BEGIN

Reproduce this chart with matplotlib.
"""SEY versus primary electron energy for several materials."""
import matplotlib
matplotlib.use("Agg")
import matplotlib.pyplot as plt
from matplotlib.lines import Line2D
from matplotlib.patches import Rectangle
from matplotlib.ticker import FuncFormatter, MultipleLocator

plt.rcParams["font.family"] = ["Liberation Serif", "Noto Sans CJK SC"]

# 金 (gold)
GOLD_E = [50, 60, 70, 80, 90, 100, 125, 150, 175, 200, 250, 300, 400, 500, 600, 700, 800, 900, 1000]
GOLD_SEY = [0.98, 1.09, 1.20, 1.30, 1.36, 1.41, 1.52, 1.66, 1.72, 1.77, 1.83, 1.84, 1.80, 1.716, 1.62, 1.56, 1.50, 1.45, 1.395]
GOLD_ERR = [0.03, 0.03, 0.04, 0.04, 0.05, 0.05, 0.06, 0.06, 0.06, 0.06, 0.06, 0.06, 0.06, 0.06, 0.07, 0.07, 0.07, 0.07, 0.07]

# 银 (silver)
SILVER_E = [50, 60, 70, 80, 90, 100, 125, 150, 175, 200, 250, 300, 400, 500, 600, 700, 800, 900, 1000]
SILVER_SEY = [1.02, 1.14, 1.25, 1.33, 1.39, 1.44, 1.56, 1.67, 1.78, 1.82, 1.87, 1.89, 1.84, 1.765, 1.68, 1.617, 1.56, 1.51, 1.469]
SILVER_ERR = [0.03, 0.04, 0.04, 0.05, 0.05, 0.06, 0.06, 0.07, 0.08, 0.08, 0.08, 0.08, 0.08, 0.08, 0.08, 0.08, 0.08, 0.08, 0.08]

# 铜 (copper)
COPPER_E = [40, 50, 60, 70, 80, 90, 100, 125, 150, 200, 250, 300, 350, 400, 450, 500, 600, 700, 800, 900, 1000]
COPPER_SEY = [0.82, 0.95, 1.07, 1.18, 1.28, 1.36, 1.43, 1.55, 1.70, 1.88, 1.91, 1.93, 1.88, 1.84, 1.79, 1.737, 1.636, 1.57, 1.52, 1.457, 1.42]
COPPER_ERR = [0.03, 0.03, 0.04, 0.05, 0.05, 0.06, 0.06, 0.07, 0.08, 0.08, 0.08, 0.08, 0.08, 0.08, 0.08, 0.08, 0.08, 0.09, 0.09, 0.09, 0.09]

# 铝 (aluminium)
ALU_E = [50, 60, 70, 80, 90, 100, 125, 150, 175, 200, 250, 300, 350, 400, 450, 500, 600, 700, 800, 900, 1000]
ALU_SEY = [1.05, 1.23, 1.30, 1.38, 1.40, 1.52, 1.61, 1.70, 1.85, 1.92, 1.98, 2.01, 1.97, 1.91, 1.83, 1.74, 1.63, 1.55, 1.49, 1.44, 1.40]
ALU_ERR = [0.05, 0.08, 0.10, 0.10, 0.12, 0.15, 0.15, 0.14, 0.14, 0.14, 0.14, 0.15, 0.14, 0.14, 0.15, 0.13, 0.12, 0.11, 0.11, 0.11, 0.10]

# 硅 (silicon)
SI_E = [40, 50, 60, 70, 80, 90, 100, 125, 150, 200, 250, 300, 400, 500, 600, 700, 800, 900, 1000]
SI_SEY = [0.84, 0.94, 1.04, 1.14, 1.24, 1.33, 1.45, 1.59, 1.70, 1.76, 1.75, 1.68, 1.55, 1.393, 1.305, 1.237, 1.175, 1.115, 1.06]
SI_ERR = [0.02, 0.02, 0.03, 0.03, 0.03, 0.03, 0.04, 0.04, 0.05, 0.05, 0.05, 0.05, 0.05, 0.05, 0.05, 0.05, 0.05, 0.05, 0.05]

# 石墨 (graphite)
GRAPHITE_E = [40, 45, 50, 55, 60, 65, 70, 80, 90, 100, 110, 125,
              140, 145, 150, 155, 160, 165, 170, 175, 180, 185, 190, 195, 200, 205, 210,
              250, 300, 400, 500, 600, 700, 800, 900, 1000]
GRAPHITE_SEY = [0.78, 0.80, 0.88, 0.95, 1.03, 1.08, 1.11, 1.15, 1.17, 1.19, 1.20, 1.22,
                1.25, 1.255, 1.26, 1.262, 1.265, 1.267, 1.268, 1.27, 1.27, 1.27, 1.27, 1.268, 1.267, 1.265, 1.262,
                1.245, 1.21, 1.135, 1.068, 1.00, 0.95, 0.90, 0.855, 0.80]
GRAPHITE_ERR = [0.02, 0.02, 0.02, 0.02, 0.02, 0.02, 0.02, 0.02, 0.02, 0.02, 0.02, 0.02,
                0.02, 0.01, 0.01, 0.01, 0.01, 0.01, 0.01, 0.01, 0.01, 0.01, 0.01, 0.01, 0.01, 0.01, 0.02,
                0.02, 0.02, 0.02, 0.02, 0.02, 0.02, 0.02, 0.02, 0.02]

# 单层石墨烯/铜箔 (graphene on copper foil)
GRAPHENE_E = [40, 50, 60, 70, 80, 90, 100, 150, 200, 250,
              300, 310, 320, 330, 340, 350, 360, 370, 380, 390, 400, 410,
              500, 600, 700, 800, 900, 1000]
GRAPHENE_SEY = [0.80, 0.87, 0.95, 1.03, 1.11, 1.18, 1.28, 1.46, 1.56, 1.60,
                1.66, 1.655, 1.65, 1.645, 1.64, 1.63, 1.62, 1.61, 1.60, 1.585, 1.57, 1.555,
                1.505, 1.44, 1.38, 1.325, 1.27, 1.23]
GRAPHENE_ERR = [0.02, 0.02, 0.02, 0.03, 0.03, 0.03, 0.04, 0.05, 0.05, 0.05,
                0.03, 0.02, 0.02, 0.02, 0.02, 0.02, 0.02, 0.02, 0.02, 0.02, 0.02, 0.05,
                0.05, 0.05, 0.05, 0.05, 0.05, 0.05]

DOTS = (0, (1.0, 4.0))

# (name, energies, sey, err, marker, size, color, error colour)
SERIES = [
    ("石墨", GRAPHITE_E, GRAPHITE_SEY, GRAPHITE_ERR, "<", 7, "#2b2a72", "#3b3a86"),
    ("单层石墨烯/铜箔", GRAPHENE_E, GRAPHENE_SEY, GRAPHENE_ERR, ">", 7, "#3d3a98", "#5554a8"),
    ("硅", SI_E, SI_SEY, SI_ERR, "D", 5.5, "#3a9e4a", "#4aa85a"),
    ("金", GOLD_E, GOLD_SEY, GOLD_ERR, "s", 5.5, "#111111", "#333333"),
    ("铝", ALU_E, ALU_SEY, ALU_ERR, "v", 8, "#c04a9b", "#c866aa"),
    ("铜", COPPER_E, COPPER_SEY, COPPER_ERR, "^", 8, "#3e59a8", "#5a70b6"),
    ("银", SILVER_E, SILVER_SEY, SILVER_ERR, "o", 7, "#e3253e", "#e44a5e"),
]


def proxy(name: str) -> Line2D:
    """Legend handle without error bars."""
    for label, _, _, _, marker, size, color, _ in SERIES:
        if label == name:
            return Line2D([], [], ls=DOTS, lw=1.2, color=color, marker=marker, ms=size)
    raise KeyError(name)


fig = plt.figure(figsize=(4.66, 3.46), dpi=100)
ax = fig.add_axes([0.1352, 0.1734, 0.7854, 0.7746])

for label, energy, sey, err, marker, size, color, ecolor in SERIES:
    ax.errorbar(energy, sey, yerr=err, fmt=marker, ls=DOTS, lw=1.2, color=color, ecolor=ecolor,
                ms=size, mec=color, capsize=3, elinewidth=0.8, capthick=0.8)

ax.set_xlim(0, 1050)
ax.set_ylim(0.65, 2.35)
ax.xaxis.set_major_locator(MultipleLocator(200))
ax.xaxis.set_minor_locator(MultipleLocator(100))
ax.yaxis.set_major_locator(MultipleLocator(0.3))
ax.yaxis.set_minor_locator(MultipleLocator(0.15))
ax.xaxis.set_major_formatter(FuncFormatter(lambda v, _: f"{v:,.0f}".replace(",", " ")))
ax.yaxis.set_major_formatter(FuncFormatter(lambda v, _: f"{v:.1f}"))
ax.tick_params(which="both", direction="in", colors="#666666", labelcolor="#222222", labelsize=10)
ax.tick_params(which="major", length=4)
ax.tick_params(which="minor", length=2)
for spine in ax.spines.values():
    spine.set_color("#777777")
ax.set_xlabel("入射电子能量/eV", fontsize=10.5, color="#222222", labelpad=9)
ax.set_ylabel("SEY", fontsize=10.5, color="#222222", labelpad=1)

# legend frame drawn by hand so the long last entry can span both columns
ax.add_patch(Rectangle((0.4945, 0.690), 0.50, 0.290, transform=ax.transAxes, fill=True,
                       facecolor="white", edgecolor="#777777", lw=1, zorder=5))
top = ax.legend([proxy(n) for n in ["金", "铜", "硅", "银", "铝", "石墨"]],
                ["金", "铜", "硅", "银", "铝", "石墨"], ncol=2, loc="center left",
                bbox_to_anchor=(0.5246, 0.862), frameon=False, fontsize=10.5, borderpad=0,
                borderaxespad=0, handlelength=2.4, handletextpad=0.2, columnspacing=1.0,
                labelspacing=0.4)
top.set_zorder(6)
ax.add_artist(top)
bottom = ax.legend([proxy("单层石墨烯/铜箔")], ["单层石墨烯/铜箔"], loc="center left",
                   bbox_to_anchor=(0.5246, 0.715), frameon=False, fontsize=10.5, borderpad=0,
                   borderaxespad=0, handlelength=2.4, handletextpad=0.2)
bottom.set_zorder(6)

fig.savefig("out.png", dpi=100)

END

> EXERCISE DETAILS: Go through the material line by line. Show each line that contains the string "matplotlib".

> EXERCISE RESULT:
Reproduce this chart with matplotlib.
import matplotlib
matplotlib.use("Agg")
import matplotlib.pyplot as plt
from matplotlib.lines import Line2D
from matplotlib.patches import Rectangle
from matplotlib.ticker import FuncFormatter, MultipleLocator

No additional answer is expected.